↓↓↓

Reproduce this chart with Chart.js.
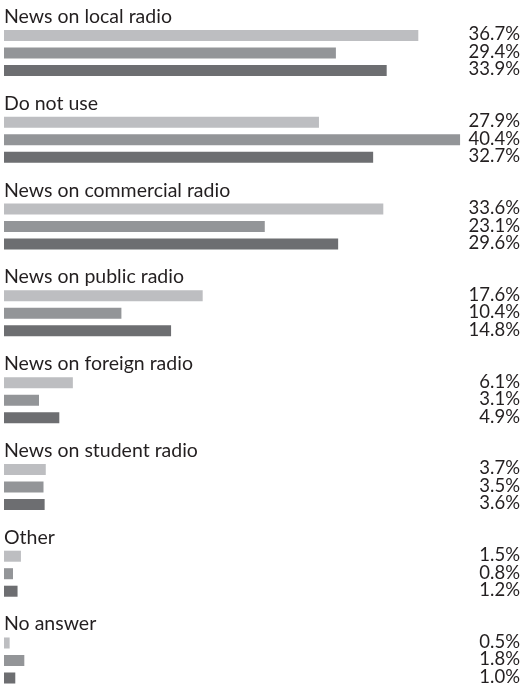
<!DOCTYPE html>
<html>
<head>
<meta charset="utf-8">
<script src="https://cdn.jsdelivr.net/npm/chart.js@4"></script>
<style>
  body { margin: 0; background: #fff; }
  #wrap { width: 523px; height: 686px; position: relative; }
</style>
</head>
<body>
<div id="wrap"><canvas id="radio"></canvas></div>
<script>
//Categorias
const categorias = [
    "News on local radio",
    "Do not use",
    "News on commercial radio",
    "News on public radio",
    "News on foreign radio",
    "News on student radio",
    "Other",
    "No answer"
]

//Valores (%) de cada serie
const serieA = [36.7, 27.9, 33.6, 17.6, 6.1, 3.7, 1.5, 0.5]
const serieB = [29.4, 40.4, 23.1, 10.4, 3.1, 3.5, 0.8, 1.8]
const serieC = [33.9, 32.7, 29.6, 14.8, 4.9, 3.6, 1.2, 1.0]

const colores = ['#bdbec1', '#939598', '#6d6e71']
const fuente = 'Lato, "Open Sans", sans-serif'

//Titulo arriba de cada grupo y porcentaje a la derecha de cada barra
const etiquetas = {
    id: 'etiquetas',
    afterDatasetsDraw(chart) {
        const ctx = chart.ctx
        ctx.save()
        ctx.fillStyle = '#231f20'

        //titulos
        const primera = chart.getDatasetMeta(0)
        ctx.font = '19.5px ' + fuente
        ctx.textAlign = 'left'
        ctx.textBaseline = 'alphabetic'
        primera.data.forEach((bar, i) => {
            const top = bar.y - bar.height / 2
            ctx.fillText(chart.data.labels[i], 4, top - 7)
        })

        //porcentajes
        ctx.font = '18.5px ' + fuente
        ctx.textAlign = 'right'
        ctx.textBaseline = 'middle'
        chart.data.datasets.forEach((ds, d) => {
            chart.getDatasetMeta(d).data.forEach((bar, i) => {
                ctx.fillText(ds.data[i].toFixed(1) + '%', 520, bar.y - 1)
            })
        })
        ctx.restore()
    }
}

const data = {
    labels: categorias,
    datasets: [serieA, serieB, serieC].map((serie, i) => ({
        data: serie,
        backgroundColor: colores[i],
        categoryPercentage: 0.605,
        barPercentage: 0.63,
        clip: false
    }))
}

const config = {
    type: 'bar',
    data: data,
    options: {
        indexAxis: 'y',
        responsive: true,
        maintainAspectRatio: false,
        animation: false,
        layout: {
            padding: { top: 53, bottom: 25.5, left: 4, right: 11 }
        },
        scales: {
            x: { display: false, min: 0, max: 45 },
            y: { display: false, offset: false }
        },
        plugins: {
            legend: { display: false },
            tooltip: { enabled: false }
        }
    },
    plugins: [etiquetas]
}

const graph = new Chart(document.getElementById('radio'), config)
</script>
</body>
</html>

↑↑↑

Exercise details :: All the material shown above is to be copied exactly, with no pictures carried over.

Complete output ::
Reproduce this chart with Chart.js.
<!DOCTYPE html>
<html>
<head>
<meta charset="utf-8">
<script src="https://cdn.jsdelivr.net/npm/chart.js@4"></script>
<style>
  body { margin: 0; background: #fff; }
  #wrap { width: 523px; height: 686px; position: relative; }
</style>
</head>
<body>
<div id="wrap"><canvas id="radio"></canvas></div>
<script>
//Categorias
const categorias = [
    "News on local radio",
    "Do not use",
    "News on commercial radio",
    "News on public radio",
    "News on foreign radio",
    "News on student radio",
    "Other",
    "No answer"
]

//Valores (%) de cada serie
const serieA = [36.7, 27.9, 33.6, 17.6, 6.1, 3.7, 1.5, 0.5]
const serieB = [29.4, 40.4, 23.1, 10.4, 3.1, 3.5, 0.8, 1.8]
const serieC = [33.9, 32.7, 29.6, 14.8, 4.9, 3.6, 1.2, 1.0]

const colores = ['#bdbec1', '#939598', '#6d6e71']
const fuente = 'Lato, "Open Sans", sans-serif'

//Titulo arriba de cada grupo y porcentaje a la derecha de cada barra
const etiquetas = {
    id: 'etiquetas',
    afterDatasetsDraw(chart) {
        const ctx = chart.ctx
        ctx.save()
        ctx.fillStyle = '#231f20'

        //titulos
        const primera = chart.getDatasetMeta(0)
        ctx.font = '19.5px ' + fuente
        ctx.textAlign = 'left'
        ctx.textBaseline = 'alphabetic'
        primera.data.forEach((bar, i) => {
            const top = bar.y - bar.height / 2
            ctx.fillText(chart.data.labels[i], 4, top - 7)
        })

        //porcentajes
        ctx.font = '18.5px ' + fuente
        ctx.textAlign = 'right'
        ctx.textBaseline = 'middle'
        chart.data.datasets.forEach((ds, d) => {
            chart.getDatasetMeta(d).data.forEach((bar, i) => {
                ctx.fillText(ds.data[i].toFixed(1) + '%', 520, bar.y - 1)
            })
        })
        ctx.restore()
    }
}

const data = {
    labels: categorias,
    datasets: [serieA, serieB, serieC].map((serie, i) => ({
        data: serie,
        backgroundColor: colores[i],
        categoryPercentage: 0.605,
        barPercentage: 0.63,
        clip: false
    }))
}

const config = {
    type: 'bar',
    data: data,
    options: {
        indexAxis: 'y',
        responsive: true,
        maintainAspectRatio: false,
        animation: false,
        layout: {
            padding: { top: 53, bottom: 25.5, left: 4, right: 11 }
        },
        scales: {
            x: { display: false, min: 0, max: 45 },
            y: { display: false, offset: false }
        },
        plugins: {
            legend: { display: false },
            tooltip: { enabled: false }
        }
    },
    plugins: [etiquetas]
}

const graph = new Chart(document.getElementById('radio'), config)
</script>
</body>
</html>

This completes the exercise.